This bodes well for Bangladesh that discussions with the International Monetary Fund (IMF) over the stalled $5.5 billion loan programme have resumed amid manifold economic challenges, which have been further aggravated by the recent escalation of the US and Israel's onslaught on Iran. This has led to the closure of the Strait of Hormuz, disrupting fuel supplies across the world.
As a result, Bangladesh has been hit hard, as nearly 70 percent of the country's fuel imports pass through this channel from the Middle Eastern countries. Additionally, a lion's share of our remittance inflows comes from the region, which is now under constant missile attacks by Iran due to the hosting of US bases.
Against this backdrop, the visit of the IMF delegation led by Krishna Srinivasan to Dhaka raises hope of shoring up our economy at this critical juncture. The IMF team called on Prime Minister Tarique Rahman on Tuesday and focused on Bangladesh's reform agenda and the challenges facing the economy, particularly amid ongoing global uncertainty and geopolitical tensions.

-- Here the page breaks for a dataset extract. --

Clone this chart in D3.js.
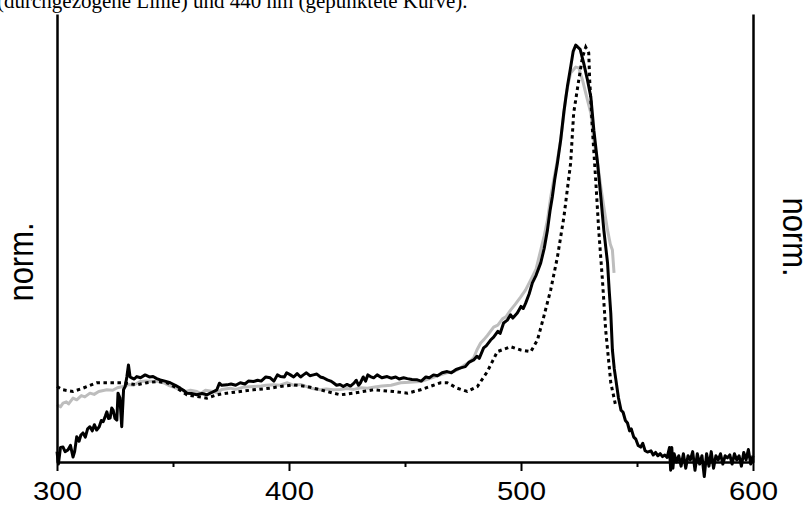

However, the IMF's renewed engagement, after months of pause since the fifth review in November, offers an opportunity to rekindle expectations for the release of the remaining funds. But this is likely to depend on Dhaka's commitment to economic reforms.
If reform commitments proceed well, Bangladesh may receive a $1.3 billion tranche from the IMF by June. The key reforms include moving towards a more market-based exchange rate, strengthening revenue mobilisation, reducing subsidies and addressing vulnerabilities in the banking sector.
The positive aspect is that the present government has acknowledged the prolonged economic weaknesses. Years of vulnerabilities in the financial sector, inefficiencies in revenue mobilisation and distortions in the exchange rate regime have compounded the current strain. The IMF's reform agenda is neither new nor unexpected, but there has been tardiness or a lack of implementation.
Now, Bangladesh must demonstrate its willingness to undertake difficult but necessary reforms. A market-based exchange rate, for instance, would improve transparency and investor confidence, even if it brings short-term discomfort. Similarly, rationalising subsidies, especially in the energy sector, can ease fiscal pressure, though it requires careful targeting to protect the most vulnerable.
Encouragingly, recent indicators such as stable commodity prices during Ramadan, the smooth functioning of the government and timely wage payments in the garment sector suggest a degree of short-term economic stability. However, the government should not become complacent due to this temporary stability, particularly in the banking and financial systems.
How Bangladesh acts to implement its reform commitments remains to be seen. More importantly, the IMF offers Bangladesh an opportunity to signal its seriousness in pursuing reforms. Much will depend on how convincingly the government can align its policy actions with its stated intentions.
Bangladesh's economic resilience has been tested before, and it has often emerged stronger. We believe that the new government will be able to carry out the IMF-prescribed reforms.